I have a program that tags MP3s - similar to MusicBrainz on Windows, but for Macs, and 800 times better than iEatBrainz, the obnoxiously-named Mac version of MB - except I couldn’t find it last week. It turns out that it’s named Jaikoz, so I basically had zero chance of finding that one in my Applications list or typing in anything related to its name in a Quicksilver window.
And today, two or three of my favorite bloggers have written something about Mint, the extra-fancy Web 2.0 budget-tracking app, and I thought “man, I signed up for that a few months ago, and promptly forgot to update it”… so maybe I should get back into it?

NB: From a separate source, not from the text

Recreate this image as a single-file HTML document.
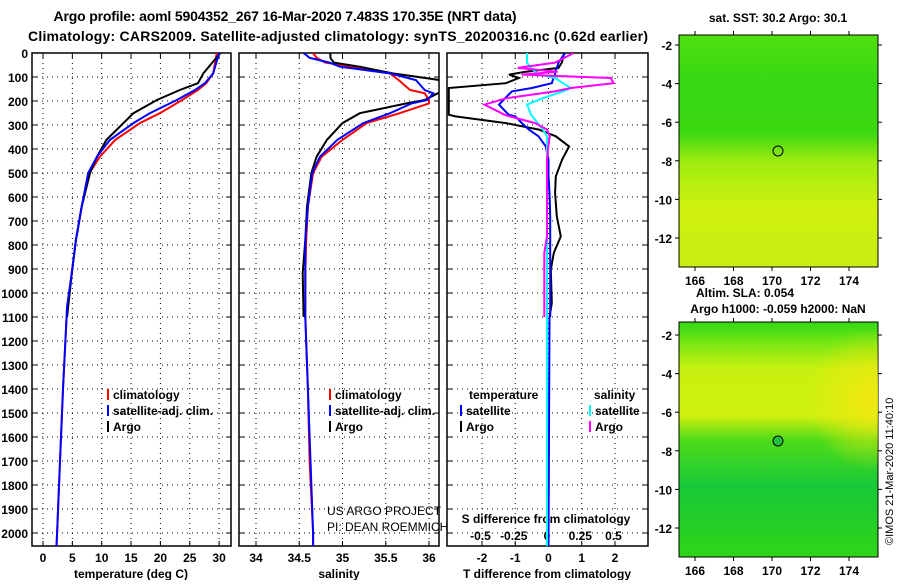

Nope, I signed up for a different rounded-corners personal-finances social-networking site, Wesabe, which I had to look up for ten minutes before I finally found it in a roundup of similar sites. (Mint looks better anyway.)
But maybe my main problem is that these products have dreadful names. At least I can remember iEatBrainz.
Adam has favorite songs like Becky has favorite colors - they’re pretty much all good, depending on when you ask and what you’re doing at the time.
I found out about Battles from Cratchit, when I was rattling on about John Stanier and how he was in Tomahawk and not Helmet anymore. “And he’s in Battles now, too, right?” “What?”
I downloaded this shortly after I ditched my old music collection as part of “reinventing” my musical taste. This is so far up my pre-existing alley, though. I’d already imagined a music project that was down this same path - looping, guitary, surreal, and polyrythmic (but not really very synthy, or so intensely drum-based). I had it on in the kitchen two weeks ago, and Adam really seemed to react to it. In the car on the way to school the next day, he was picking out rhythms and clapping, and when I put it back on on the way back from school, he said “no, the fast one.” It turns out that Atlas is the fast one. He LOVES it.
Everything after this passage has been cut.